Coiled tubing has been used for a number of years for deploying various tools in wells, including wells that are live. A pressure controller, often referred to as a stripper or blowout preventer, is mounted at the upper end of the well to seal around the coiled tubing while the coiled tubing is moving into or out of the well. The coiled tubing comprises steel tubing that wraps around a large reel. An injector grips the coiled tubing and forces it from the reel into the well.

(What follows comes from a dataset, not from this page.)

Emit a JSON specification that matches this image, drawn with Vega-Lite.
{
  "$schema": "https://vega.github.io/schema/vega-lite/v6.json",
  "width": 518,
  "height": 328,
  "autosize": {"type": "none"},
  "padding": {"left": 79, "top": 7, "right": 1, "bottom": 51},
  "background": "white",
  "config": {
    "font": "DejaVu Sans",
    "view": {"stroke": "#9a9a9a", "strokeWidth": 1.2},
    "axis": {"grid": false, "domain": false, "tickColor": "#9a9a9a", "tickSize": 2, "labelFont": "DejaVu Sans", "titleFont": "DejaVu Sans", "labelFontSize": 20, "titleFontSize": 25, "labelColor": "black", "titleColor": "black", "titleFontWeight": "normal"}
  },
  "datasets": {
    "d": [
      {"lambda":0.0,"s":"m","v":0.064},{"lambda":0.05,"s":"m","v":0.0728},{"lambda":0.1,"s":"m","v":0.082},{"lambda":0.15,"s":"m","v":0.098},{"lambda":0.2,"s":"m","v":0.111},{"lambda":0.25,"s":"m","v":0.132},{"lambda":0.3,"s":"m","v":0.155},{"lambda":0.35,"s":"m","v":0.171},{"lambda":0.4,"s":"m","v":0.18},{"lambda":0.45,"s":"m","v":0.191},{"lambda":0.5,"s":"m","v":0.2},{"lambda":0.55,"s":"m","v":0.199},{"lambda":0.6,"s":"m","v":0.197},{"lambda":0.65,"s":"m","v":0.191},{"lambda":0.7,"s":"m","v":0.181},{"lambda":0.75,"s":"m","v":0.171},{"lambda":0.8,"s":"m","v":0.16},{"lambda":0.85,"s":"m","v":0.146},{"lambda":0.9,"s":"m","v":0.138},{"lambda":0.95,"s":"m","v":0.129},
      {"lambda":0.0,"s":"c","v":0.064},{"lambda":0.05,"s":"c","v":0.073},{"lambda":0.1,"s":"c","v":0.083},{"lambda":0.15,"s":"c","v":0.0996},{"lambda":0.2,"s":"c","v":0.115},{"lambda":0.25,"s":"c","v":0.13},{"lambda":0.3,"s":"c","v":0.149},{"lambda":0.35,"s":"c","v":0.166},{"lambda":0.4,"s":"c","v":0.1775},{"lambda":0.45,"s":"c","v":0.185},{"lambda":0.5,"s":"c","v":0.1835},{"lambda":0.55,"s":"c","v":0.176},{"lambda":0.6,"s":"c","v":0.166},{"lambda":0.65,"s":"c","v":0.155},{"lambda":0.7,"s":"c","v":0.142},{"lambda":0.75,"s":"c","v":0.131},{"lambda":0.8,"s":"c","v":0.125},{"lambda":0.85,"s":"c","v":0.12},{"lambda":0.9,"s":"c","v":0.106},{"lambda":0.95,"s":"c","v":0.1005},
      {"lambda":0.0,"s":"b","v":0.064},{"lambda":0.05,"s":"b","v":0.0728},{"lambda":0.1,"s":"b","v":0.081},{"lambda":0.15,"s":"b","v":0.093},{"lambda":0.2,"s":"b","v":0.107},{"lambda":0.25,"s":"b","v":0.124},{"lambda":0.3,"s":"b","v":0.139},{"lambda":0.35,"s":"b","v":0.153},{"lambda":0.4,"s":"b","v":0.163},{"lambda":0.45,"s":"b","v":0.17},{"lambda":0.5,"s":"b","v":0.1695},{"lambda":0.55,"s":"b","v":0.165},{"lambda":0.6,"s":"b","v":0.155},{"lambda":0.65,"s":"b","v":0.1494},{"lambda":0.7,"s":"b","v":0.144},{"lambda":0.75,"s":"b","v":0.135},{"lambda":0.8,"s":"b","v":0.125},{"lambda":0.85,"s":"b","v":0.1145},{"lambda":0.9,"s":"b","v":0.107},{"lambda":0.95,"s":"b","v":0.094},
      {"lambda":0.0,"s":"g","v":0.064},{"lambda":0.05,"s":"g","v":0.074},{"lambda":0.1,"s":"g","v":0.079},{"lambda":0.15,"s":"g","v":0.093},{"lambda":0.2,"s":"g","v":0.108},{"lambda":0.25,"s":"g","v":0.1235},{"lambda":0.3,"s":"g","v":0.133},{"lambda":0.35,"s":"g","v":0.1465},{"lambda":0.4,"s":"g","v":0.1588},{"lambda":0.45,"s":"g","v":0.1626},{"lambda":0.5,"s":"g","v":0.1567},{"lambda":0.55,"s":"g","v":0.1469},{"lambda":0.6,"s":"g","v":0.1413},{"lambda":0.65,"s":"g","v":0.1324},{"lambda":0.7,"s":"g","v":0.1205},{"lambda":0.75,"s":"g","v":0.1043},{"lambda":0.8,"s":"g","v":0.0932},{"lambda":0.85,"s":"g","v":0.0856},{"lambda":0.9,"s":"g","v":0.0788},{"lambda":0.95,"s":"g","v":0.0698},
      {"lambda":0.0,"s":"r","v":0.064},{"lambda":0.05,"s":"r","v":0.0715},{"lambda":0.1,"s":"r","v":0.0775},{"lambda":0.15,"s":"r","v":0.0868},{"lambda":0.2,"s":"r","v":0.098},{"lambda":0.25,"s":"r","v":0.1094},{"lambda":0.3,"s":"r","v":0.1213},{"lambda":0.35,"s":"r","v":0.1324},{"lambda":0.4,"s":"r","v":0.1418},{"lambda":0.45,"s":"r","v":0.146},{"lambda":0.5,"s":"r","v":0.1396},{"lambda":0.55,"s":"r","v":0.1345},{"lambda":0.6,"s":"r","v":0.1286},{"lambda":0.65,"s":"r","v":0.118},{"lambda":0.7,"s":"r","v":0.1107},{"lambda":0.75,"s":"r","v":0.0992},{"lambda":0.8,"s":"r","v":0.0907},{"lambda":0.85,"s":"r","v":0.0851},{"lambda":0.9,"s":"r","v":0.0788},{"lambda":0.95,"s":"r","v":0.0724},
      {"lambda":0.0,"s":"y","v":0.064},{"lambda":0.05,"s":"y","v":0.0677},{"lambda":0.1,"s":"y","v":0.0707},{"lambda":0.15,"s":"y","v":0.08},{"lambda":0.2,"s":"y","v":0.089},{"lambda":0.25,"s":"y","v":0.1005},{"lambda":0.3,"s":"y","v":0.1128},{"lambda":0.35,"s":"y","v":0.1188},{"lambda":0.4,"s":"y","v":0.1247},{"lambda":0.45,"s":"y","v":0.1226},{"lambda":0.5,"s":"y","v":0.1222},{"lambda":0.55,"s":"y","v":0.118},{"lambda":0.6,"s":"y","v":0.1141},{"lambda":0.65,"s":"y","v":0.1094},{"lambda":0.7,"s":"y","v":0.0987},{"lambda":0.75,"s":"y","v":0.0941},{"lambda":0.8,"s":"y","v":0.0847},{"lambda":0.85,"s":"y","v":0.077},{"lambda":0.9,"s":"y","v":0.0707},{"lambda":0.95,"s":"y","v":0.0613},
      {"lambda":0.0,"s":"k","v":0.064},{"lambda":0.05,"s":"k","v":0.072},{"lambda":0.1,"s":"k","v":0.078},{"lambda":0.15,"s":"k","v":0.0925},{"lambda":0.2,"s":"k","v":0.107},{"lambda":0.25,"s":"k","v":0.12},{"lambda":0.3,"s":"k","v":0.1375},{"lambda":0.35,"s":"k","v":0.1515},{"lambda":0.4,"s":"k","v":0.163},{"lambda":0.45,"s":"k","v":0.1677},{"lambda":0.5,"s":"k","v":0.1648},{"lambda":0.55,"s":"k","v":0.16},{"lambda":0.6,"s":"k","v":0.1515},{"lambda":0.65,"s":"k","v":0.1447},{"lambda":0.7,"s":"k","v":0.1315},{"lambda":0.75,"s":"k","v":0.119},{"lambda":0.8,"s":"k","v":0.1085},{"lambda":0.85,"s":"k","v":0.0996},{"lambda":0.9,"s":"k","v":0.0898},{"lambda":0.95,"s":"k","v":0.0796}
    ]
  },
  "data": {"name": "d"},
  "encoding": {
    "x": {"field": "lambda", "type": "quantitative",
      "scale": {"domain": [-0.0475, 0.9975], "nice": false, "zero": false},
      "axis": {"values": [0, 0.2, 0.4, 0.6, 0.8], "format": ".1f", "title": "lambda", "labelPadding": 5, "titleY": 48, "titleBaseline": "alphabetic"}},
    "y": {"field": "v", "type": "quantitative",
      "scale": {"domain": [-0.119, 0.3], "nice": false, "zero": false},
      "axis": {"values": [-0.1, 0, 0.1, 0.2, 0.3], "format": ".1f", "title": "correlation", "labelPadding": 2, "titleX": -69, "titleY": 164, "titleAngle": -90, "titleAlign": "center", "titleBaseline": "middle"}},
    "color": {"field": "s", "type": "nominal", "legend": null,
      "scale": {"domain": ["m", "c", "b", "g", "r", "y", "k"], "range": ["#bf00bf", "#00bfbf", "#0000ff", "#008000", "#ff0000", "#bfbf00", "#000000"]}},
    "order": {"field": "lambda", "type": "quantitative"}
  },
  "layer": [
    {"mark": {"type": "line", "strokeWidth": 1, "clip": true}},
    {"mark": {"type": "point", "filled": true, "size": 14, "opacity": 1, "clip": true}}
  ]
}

The preferred coiled tubing for an ESP has the power cable inserted through the coiled tubing. Various systems are employed to support the power cable to the coiled tubing to avoid the power cable parting of its own weight. Some of the systems utilize anchors that engage the coiled tubing and are spaced along the length of the coiled tubing. Another uses a liquid to provide buoyancy to the cable within the coiled tubing. In the coiled tubing deployed systems, the pump discharges into a liner or in casing. A packer separates the intake of the pump from the discharge into the casing. Although there are some patents and technical literature dealing with deploying ESPs on coiled tubing, only a few installations have been done to date. To applicant's knowledge, none of these installations involve deploying an ESP on coiled tubing into a live well.
While deploying tools within a live well, safety rules require that while workers are nearby, there must be two independent pressure barriers to prevent a blowout. It is known in the prior art to install a packer downhole then land a stinger portion of an ESP in the bore of the packer. There is also prior art that suggests that a safety valve may be incorporated with the packer to provide a first safety barrier.

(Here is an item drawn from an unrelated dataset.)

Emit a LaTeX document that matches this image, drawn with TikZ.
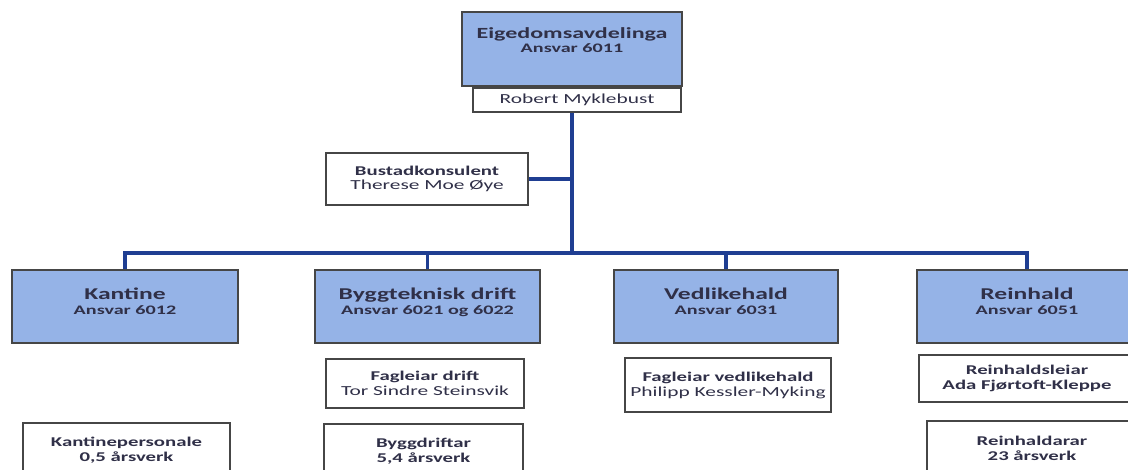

The second pressure barrier has been proposed in the prior art to be located at the surface. Blowout preventers (BOP) are well known that will seal on cylindrical members and still allow downward movement of that cylindrical member. Some types have an annular element that is deformed into sealing engagement with whatever cylindrical member is located therein, regardless of the diameter. Ram-types have two separate members, each with a semi-cylindrical concave inner profile, that are forced against a cylindrical object of a predetermined diameter. However, ESP assemblies are made up of connections between the various components that present discontinuities in the cylindrical configurations of the components. The connections typically are flanged and have smaller outer diameters than the components. A BOP would not be able to seal on a connection as it is lowered past because of the discontinuity. Positioning the ESP assembly in an isolation chamber below a coiled tubing lubricator and above a BOP on the wellhead would allow an upper pressure barrier to be maintained at all times. However, the length of the ESP assembly in many cases makes this solution impractical.

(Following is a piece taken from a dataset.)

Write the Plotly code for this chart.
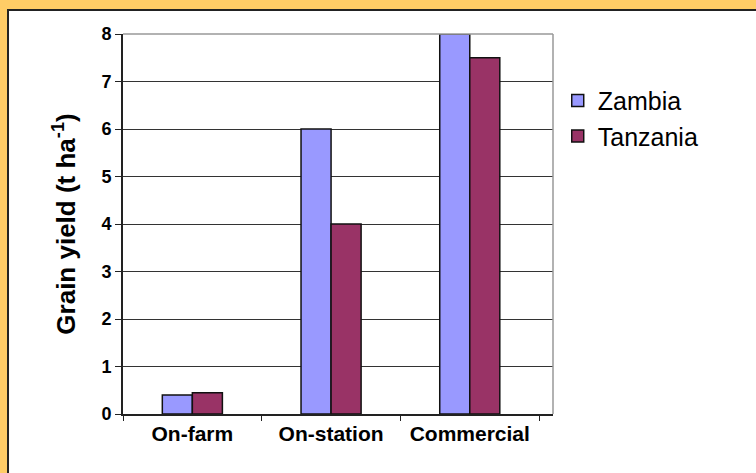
import plotly.graph_objects as go

# Grain yield by production setting
categories = ["On-farm", "On-station", "Commercial"]
zambia = [0.4, 6.0, 8.0]
tanzania = [0.45, 4.0, 7.5]
y_ticks = [0, 1, 2, 3, 4, 5, 6, 7, 8]

FONT = "Liberation Sans, Arial, sans-serif"

fig = go.Figure()
fig.add_trace(go.Bar(
    name="Zambia", x=categories, y=zambia,
    marker=dict(color="#9999FF", line=dict(color="#111111", width=1.5)),
))
fig.add_trace(go.Bar(
    name="Tanzania", x=categories, y=tanzania,
    marker=dict(color="#993366", line=dict(color="#111111", width=1.5)),
))

fig.update_layout(
    width=756, height=473,
    margin=dict(l=123, r=203, t=34, b=59, autoexpand=False),
    paper_bgcolor="#FFCC66",
    plot_bgcolor="white",
    barmode="group",
    bargap=0.567,
    bargroupgap=0,
    showlegend=True,
    legend=dict(
        x=1.011, y=0.885, xanchor="left", yanchor="top",
        font=dict(family=FONT, size=25, color="#000000"),
        bgcolor="rgba(0,0,0,0)",
        tracegroupgap=0,
    ),
    font=dict(family=FONT, color="#000000"),
    shapes=[
        # white chart panel with dark border
        dict(type="rect", xref="paper", yref="paper", layer="below",
             x0=-0.2674, x1=1.6, y0=-0.3, y1=1.063,
             fillcolor="white", line=dict(color="#222222", width=2)),
        # light plot-area border on top and right
        dict(type="line", xref="paper", yref="paper", layer="above",
             x0=0, x1=1, y0=1, y1=1, line=dict(color="#999999", width=1.5)),
        dict(type="line", xref="paper", yref="paper", layer="above",
             x0=1, x1=1, y0=0, y1=1, line=dict(color="#999999", width=1.5)),
    ],
)

fig.update_xaxes(
    type="category",
    range=[-0.5, 2.6],
    showline=True, linecolor="#222222", linewidth=2,
    ticks="outside", tickson="boundaries", ticklen=5, tickcolor="#222222",
    tickfont=dict(family=FONT, size=21, color="#000000", weight="bold"),
    showgrid=False,
)
fig.update_yaxes(
    range=[0, 8],
    tickvals=y_ticks,
    showline=True, linecolor="#222222", linewidth=2,
    ticks="outside", ticklen=6, tickcolor="#222222",
    tickfont=dict(family=FONT, size=18, color="#000000", weight="bold"),
    showgrid=True, gridcolor="#333333", gridwidth=1,
    zeroline=False,
    title=dict(
        text="Grain yield (t ha<sup>-1</sup>)",
        font=dict(family=FONT, size=26, color="#000000", weight="bold"),
        standoff=18,
    ),
)

fig.write_html("out.html")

Snubbers are used for lowering tools into a well, particularly where a draw works is not available. A snubber mounts on top of a BOP and has hydraulic rams to raise and lower a set of tubing slips. A lower second set of slips holds the equipment while the top slips get another "bite". Snubbers may be used to pull equipment from a well or force the equipment into the well, sometimes through deviations or collapsed sections of casing. Snubbers have occasionally been used to install and retrieve ESP assemblies, but not with any live wells.
Technical literature has discussed deploying an ESP and coiled tubing in a live well. However, the literature does not address all of the concerns mentioned above concerning maintaining two pressure barriers at all times.